I wasn’t unhappy, but it was getting ever harder to ignore the feeling that this wasn’t the right career path for me. Eventually, I found the courage to quit my full time job and set out on my own as an independent contractor and consultant. I specialize in scientific informatics and project management. This is my main career focus, but the increased flexibility that comes with being a contractor/consultant has also given me the freedom to explore other interests, including writing. I have more time to work on my children’s books, and I also write about management and related topics on my blog and for Chronicle Vitae.
I also decided to do something with the knowledge I gained in 10 years as a hiring manager in industry and wrote Navigating the Path to Industry, a short book with job search advice for academics interested in a career in industry. I enjoyed the process of publishing that book so much that I decided to start my own micropress to publish other people’s writing, too. I will focus on short books (the length of a novella or less), and have my first two books under contract.
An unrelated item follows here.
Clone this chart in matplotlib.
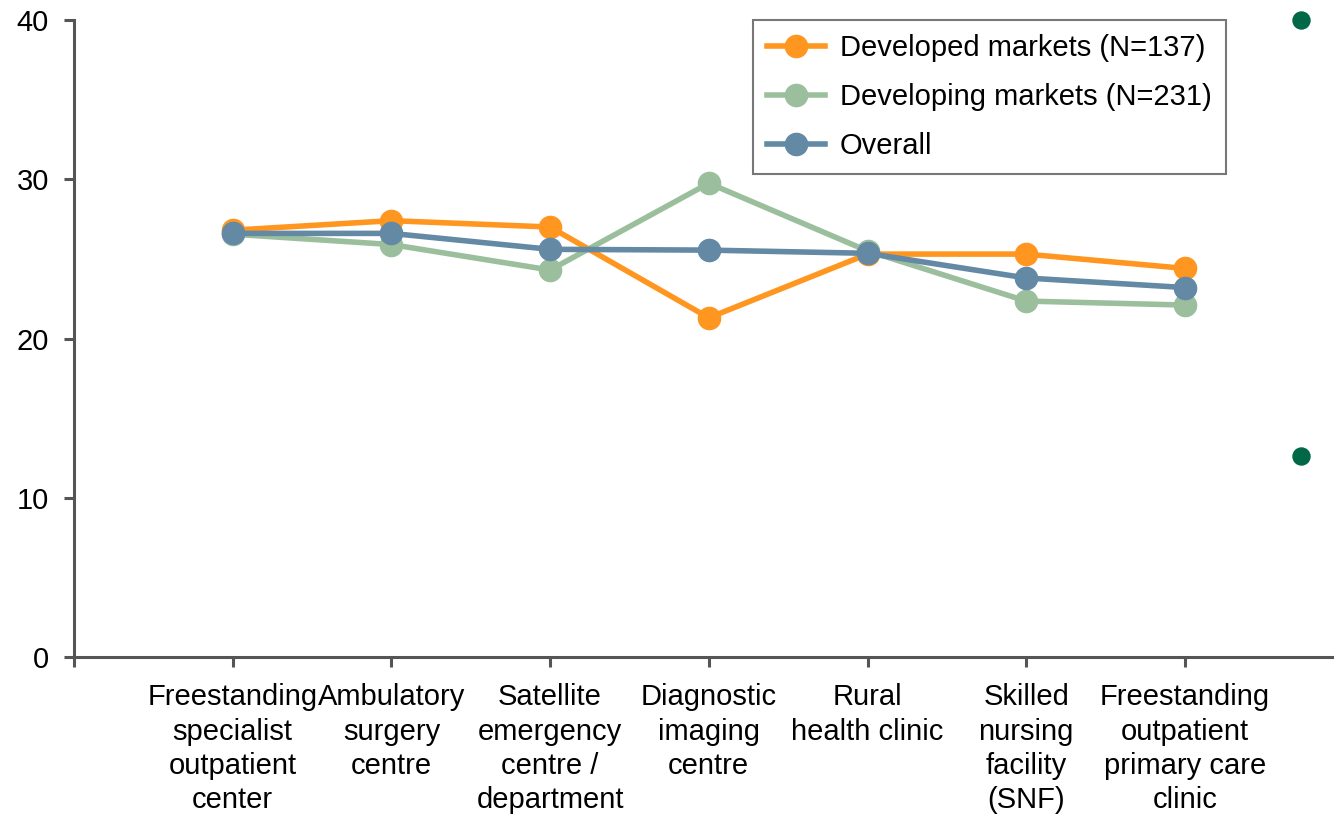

This new path is not without difficulties. My income is much less reliable than it was as a full time employee. I have to work to find contracts- in some ways, I am constantly job hunting. There is no guarantee that this will last, but I am truly enjoying it while it does. I haven’t felt this happy with my work in a long time, so I am motivated to do what I need to do to make it last. I would never have predicted this career path for myself when I was in graduate school, let alone when I was in college. Luckily, I have been able to listen to my inner voice about what I want to be doing, and adjust course along the way. No doubt, there will be more course adjustments in the future. That doesn’t seem quite so scary anymore.